What you are asked to do:
No images are to be carried over; print all other material exactly as it stands.

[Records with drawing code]
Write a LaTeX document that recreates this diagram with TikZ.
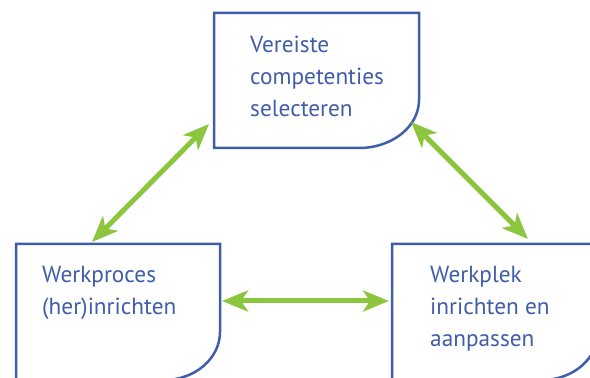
\documentclass[tikz,border=0pt]{standalone}
\usepackage{fontspec}
\setmainfont{PT Sans}
\usetikzlibrary{arrows.meta}
\definecolor{boxblue}{HTML}{3F5DA8}
\definecolor{arrowgreen}{HTML}{8CC63F}
\begin{document}
\begin{tikzpicture}[x=1pt,y=1pt,
  boxline/.style={draw=boxblue,line width=2.5pt},
  label/.style={anchor=base west,inner sep=0pt,text=boxblue,font=\fontsize{23.3}{31}\selectfont,align=left},
  dblarrow/.style={draw=arrowgreen,line width=5pt,{Stealth[length=26pt,width=21pt,inset=7pt]}-{Stealth[length=26pt,width=21pt,inset=7pt]}}]
\useasboundingbox (0,0) rectangle (590,378);
% top box
\draw[boxline] (214,365) -- (419,365) -- (419,278) arc[start angle=0,end angle=-90,x radius=60,y radius=48] -- (214,230) -- cycle;
% left box
\draw[boxline] (16,134) -- (220,134) -- (220,46) arc[start angle=0,end angle=-90,x radius=56,y radius=48] -- (16,-2) -- cycle;
% right box
\draw[boxline] (392,134) -- (598,134) -- (598,46) arc[start angle=0,end angle=-90,x radius=56,y radius=48] -- (392,-2) -- cycle;
% texts
\node[label] (t1) at (250,325) {Vereiste};
\node[label] (t2) at (250,293) {competenties};
\node[label] (t3) at (250,261) {selecteren};
\node[label] (l1) at (42,95) {Werkproces};
\node[label] (l2) at (42,63) {(her)inrichten};
\node[label] (r1) at (430,95) {Werkplek};
\node[label] (r2) at (430,63) {inrichten en};
\node[label] (r3) at (430,31) {aanpassen};
% arrow ends
\coordinate (a1s) at (209,254);
\coordinate (a1e) at (92,136);
\coordinate (a2s) at (411,256);
\coordinate (a2e) at (528,139);
\coordinate (a3s) at (222,77);
\coordinate (a3e) at (389,77);
\draw[dblarrow] (a1s) -- (a1e);
\draw[dblarrow] (a2s) -- (a2e);
\draw[dblarrow] (a3s) -- (a3e);
\end{tikzpicture}
\end{document}
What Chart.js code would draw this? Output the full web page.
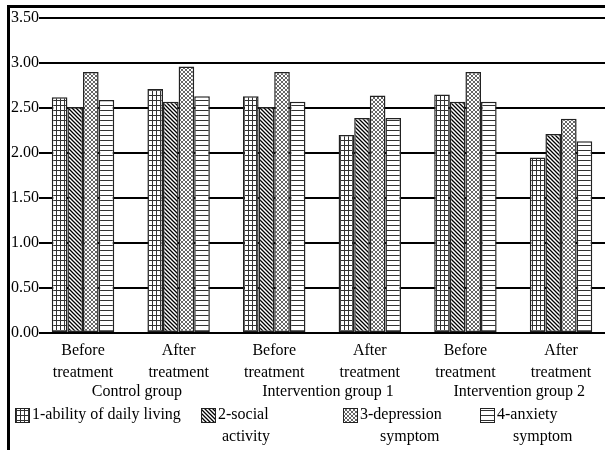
<!DOCTYPE html>
<html>
<head>
<meta charset="utf-8">
<script src="https://cdn.jsdelivr.net/npm/chart.js@4.4.1/dist/chart.umd.min.js"></script>
<style>
  html, body { margin: 0; padding: 0; background: #fff; overflow: hidden; }
</style>
</head>
<body>
<canvas id="chart" width="605" height="450"></canvas>
<script>
// data
const treatmentLabels = [
  ['Before', 'treatment'], ['After', 'treatment'],
  ['Before', 'treatment'], ['After', 'treatment'],
  ['Before', 'treatment'], ['After', 'treatment']
];
const groupNames = ['Control group', 'Intervention group 1', 'Intervention group 2'];
const seriesNames = [
  ['1-ability of daily living'],
  ['2-social', 'activity'],
  ['3-depression', 'symptom'],
  ['4-anxiety', 'symptom']
];
const dailyLiving = [2.62, 2.71, 2.63, 2.20, 2.65, 1.95];
const socialActivity = [2.51, 2.57, 2.51, 2.39, 2.57, 2.21];
const depression = [2.90, 2.96, 2.90, 2.64, 2.90, 2.38];
const anxiety = [2.59, 2.63, 2.57, 2.39, 2.57, 2.13];

const serif = "'Liberation Serif', 'Times New Roman', serif";

// hatch fills
function makePattern(w, h, draw) {
  const c = document.createElement('canvas');
  c.width = w; c.height = h;
  const g = c.getContext('2d');
  g.fillStyle = '#fff';
  g.fillRect(0, 0, w, h);
  draw(g, w, h);
  return g.createPattern(c, 'repeat');
}
const ctx = document.getElementById('chart').getContext('2d');

const gridFill = makePattern(4, 5, (g) => {
  g.fillStyle = '#333';
  g.fillRect(0, 0, 4, 1);
  g.fillRect(0, 0, 1, 5);
});
const diagFill = makePattern(4, 4, (g) => {
  g.strokeStyle = '#000';
  g.lineWidth = 1.3;
  g.beginPath();
  for (let k = -2; k <= 2; k++) {
    g.moveTo(k * 4 - 1, -1);
    g.lineTo(k * 4 + 5, 5);
  }
  g.stroke();
});
const crossFill = makePattern(4, 4, (g) => {
  g.strokeStyle = '#666';
  g.lineWidth = 1;
  g.beginPath();
  for (let k = -2; k <= 2; k++) {
    g.moveTo(k * 4 - 1, -1);
    g.lineTo(k * 4 + 5, 5);
    g.moveTo(k * 4 - 1, 5);
    g.lineTo(k * 4 + 5, -1);
  }
  g.stroke();
});
const horizFill = makePattern(4, 5, (g) => {
  g.fillStyle = '#333';
  g.fillRect(0, 0, 4, 1);
});
const fills = [gridFill, diagFill, crossFill, horizFill];
const seriesData = [dailyLiving, socialActivity, depression, anxiety];

const decor = {
  id: 'decor',
  afterDraw(chart) {
    const c = chart.ctx;
    const xs = chart.scales.x;
    c.save();
    // frame of the figure
    c.fillStyle = '#000';
    c.fillRect(7, 5, 598, 3);
    c.fillRect(7, 5, 3, 445);

    c.font = '16px ' + serif;
    c.textBaseline = 'middle';
    c.textAlign = 'center';
    groupNames.forEach((name, i) => {
      c.fillText(name, xs.getPixelForValue(2 * i + 0.5) + 6, 392);
    });

    // legend
    const boxX = [15, 201, 343, 480];
    const secondLineShift = [0, 4, 20, 16];
    c.textAlign = 'left';
    seriesNames.forEach((lines, i) => {
      c.fillStyle = fills[i];
      c.fillRect(boxX[i], 408, 15, 15);
      c.strokeStyle = '#222';
      c.lineWidth = 1;
      c.strokeRect(boxX[i] + 0.5, 408.5, 14, 14);
      c.fillStyle = '#000';
      lines.forEach((t, j) => {
        c.fillText(t, boxX[i] + 17 + (j ? secondLineShift[i] : 0), 415 + j * 22);
      });
    });
    c.restore();
  }
};

new Chart(ctx, {
  type: 'bar',
  data: {
    datasets: seriesData.map((vals, i) => ({
      label: seriesNames[i].join(' '),
      data: vals.map((v, k) => ({ x: k, y: v })),
      backgroundColor: fills[i],
      borderColor: '#222',
      borderWidth: 1.5,
      borderSkipped: false,
      categoryPercentage: 0.653,
      barPercentage: 1
    }))
  },
  options: {
    responsive: false,
    animation: false,
    layout: { padding: { top: 18, bottom: 59, left: 0, right: 0 } },
    plugins: { legend: { display: false }, tooltip: { enabled: false } },
    scales: {
      x: {
        type: 'linear',
        offset: false,
        min: -0.429,
        max: 5.46,
        afterBuildTicks: (axis) => { axis.ticks = treatmentLabels.map((_, i) => ({ value: i })); },
        grid: { display: false, drawTicks: false, offset: false },
        border: { display: false },
        ticks: {
          autoSkip: false,
          maxRotation: 0,
          padding: 7,
          color: '#000',
          font: { family: serif, size: 16, lineHeight: 1.375 },
          callback: (v) => treatmentLabels[v]
        }
      },
      y: {
        min: 0,
        max: 3.5,
        afterFit: (s) => { s.width = 42; },
        grid: { color: '#000', lineWidth: 2, tickLength: 3 },
        border: { display: false },
        ticks: {
          stepSize: 0.5,
          padding: 0,
          color: '#000',
          font: { family: serif, size: 16 },
          callback: (v) => v.toFixed(2)
        }
      }
    }
  },
  plugins: [decor]
});
</script>
</body>
</html>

Exercise result:
Write a LaTeX document that recreates this diagram with TikZ.
\documentclass[tikz,border=0pt]{standalone}
\usepackage{fontspec}
\setmainfont{PT Sans}
\usetikzlibrary{arrows.meta}
\definecolor{boxblue}{HTML}{3F5DA8}
\definecolor{arrowgreen}{HTML}{8CC63F}
\begin{document}
\begin{tikzpicture}[x=1pt,y=1pt,
  boxline/.style={draw=boxblue,line width=2.5pt},
  label/.style={anchor=base west,inner sep=0pt,text=boxblue,font=\fontsize{23.3}{31}\selectfont,align=left},
  dblarrow/.style={draw=arrowgreen,line width=5pt,{Stealth[length=26pt,width=21pt,inset=7pt]}-{Stealth[length=26pt,width=21pt,inset=7pt]}}]
\useasboundingbox (0,0) rectangle (590,378);
% top box
\draw[boxline] (214,365) -- (419,365) -- (419,278) arc[start angle=0,end angle=-90,x radius=60,y radius=48] -- (214,230) -- cycle;
% left box
\draw[boxline] (16,134) -- (220,134) -- (220,46) arc[start angle=0,end angle=-90,x radius=56,y radius=48] -- (16,-2) -- cycle;
% right box
\draw[boxline] (392,134) -- (598,134) -- (598,46) arc[start angle=0,end angle=-90,x radius=56,y radius=48] -- (392,-2) -- cycle;
% texts
\node[label] (t1) at (250,325) {Vereiste};
\node[label] (t2) at (250,293) {competenties};
\node[label] (t3) at (250,261) {selecteren};
\node[label] (l1) at (42,95) {Werkproces};
\node[label] (l2) at (42,63) {(her)inrichten};
\node[label] (r1) at (430,95) {Werkplek};
\node[label] (r2) at (430,63) {inrichten en};
\node[label] (r3) at (430,31) {aanpassen};
% arrow ends
\coordinate (a1s) at (209,254);
\coordinate (a1e) at (92,136);
\coordinate (a2s) at (411,256);
\coordinate (a2e) at (528,139);
\coordinate (a3s) at (222,77);
\coordinate (a3e) at (389,77);
\draw[dblarrow] (a1s) -- (a1e);
\draw[dblarrow] (a2s) -- (a2e);
\draw[dblarrow] (a3s) -- (a3e);
\end{tikzpicture}
\end{document}
What Chart.js code would draw this? Output the full web page.
<!DOCTYPE html>
<html>
<head>
<meta charset="utf-8">
<script src="https://cdn.jsdelivr.net/npm/chart.js@4.4.1/dist/chart.umd.min.js"></script>
<style>
  html, body { margin: 0; padding: 0; background: #fff; overflow: hidden; }
</style>
</head>
<body>
<canvas id="chart" width="605" height="450"></canvas>
<script>
// data
const treatmentLabels = [
  ['Before', 'treatment'], ['After', 'treatment'],
  ['Before', 'treatment'], ['After', 'treatment'],
  ['Before', 'treatment'], ['After', 'treatment']
];
const groupNames = ['Control group', 'Intervention group 1', 'Intervention group 2'];
const seriesNames = [
  ['1-ability of daily living'],
  ['2-social', 'activity'],
  ['3-depression', 'symptom'],
  ['4-anxiety', 'symptom']
];
const dailyLiving = [2.62, 2.71, 2.63, 2.20, 2.65, 1.95];
const socialActivity = [2.51, 2.57, 2.51, 2.39, 2.57, 2.21];
const depression = [2.90, 2.96, 2.90, 2.64, 2.90, 2.38];
const anxiety = [2.59, 2.63, 2.57, 2.39, 2.57, 2.13];

const serif = "'Liberation Serif', 'Times New Roman', serif";

// hatch fills
function makePattern(w, h, draw) {
  const c = document.createElement('canvas');
  c.width = w; c.height = h;
  const g = c.getContext('2d');
  g.fillStyle = '#fff';
  g.fillRect(0, 0, w, h);
  draw(g, w, h);
  return g.createPattern(c, 'repeat');
}
const ctx = document.getElementById('chart').getContext('2d');

const gridFill = makePattern(4, 5, (g) => {
  g.fillStyle = '#333';
  g.fillRect(0, 0, 4, 1);
  g.fillRect(0, 0, 1, 5);
});
const diagFill = makePattern(4, 4, (g) => {
  g.strokeStyle = '#000';
  g.lineWidth = 1.3;
  g.beginPath();
  for (let k = -2; k <= 2; k++) {
    g.moveTo(k * 4 - 1, -1);
    g.lineTo(k * 4 + 5, 5);
  }
  g.stroke();
});
const crossFill = makePattern(4, 4, (g) => {
  g.strokeStyle = '#666';
  g.lineWidth = 1;
  g.beginPath();
  for (let k = -2; k <= 2; k++) {
    g.moveTo(k * 4 - 1, -1);
    g.lineTo(k * 4 + 5, 5);
    g.moveTo(k * 4 - 1, 5);
    g.lineTo(k * 4 + 5, -1);
  }
  g.stroke();
});
const horizFill = makePattern(4, 5, (g) => {
  g.fillStyle = '#333';
  g.fillRect(0, 0, 4, 1);
});
const fills = [gridFill, diagFill, crossFill, horizFill];
const seriesData = [dailyLiving, socialActivity, depression, anxiety];

const decor = {
  id: 'decor',
  afterDraw(chart) {
    const c = chart.ctx;
    const xs = chart.scales.x;
    c.save();
    // frame of the figure
    c.fillStyle = '#000';
    c.fillRect(7, 5, 598, 3);
    c.fillRect(7, 5, 3, 445);

    c.font = '16px ' + serif;
    c.textBaseline = 'middle';
    c.textAlign = 'center';
    groupNames.forEach((name, i) => {
      c.fillText(name, xs.getPixelForValue(2 * i + 0.5) + 6, 392);
    });

    // legend
    const boxX = [15, 201, 343, 480];
    const secondLineShift = [0, 4, 20, 16];
    c.textAlign = 'left';
    seriesNames.forEach((lines, i) => {
      c.fillStyle = fills[i];
      c.fillRect(boxX[i], 408, 15, 15);
      c.strokeStyle = '#222';
      c.lineWidth = 1;
      c.strokeRect(boxX[i] + 0.5, 408.5, 14, 14);
      c.fillStyle = '#000';
      lines.forEach((t, j) => {
        c.fillText(t, boxX[i] + 17 + (j ? secondLineShift[i] : 0), 415 + j * 22);
      });
    });
    c.restore();
  }
};

new Chart(ctx, {
  type: 'bar',
  data: {
    datasets: seriesData.map((vals, i) => ({
      label: seriesNames[i].join(' '),
      data: vals.map((v, k) => ({ x: k, y: v })),
      backgroundColor: fills[i],
      borderColor: '#222',
      borderWidth: 1.5,
      borderSkipped: false,
      categoryPercentage: 0.653,
      barPercentage: 1
    }))
  },
  options: {
    responsive: false,
    animation: false,
    layout: { padding: { top: 18, bottom: 59, left: 0, right: 0 } },
    plugins: { legend: { display: false }, tooltip: { enabled: false } },
    scales: {
      x: {
        type: 'linear',
        offset: false,
        min: -0.429,
        max: 5.46,
        afterBuildTicks: (axis) => { axis.ticks = treatmentLabels.map((_, i) => ({ value: i })); },
        grid: { display: false, drawTicks: false, offset: false },
        border: { display: false },
        ticks: {
          autoSkip: false,
          maxRotation: 0,
          padding: 7,
          color: '#000',
          font: { family: serif, size: 16, lineHeight: 1.375 },
          callback: (v) => treatmentLabels[v]
        }
      },
      y: {
        min: 0,
        max: 3.5,
        afterFit: (s) => { s.width = 42; },
        grid: { color: '#000', lineWidth: 2, tickLength: 3 },
        border: { display: false },
        ticks: {
          stepSize: 0.5,
          padding: 0,
          color: '#000',
          font: { family: serif, size: 16 },
          callback: (v) => v.toFixed(2)
        }
      }
    }
  },
  plugins: [decor]
});
</script>
</body>
</html>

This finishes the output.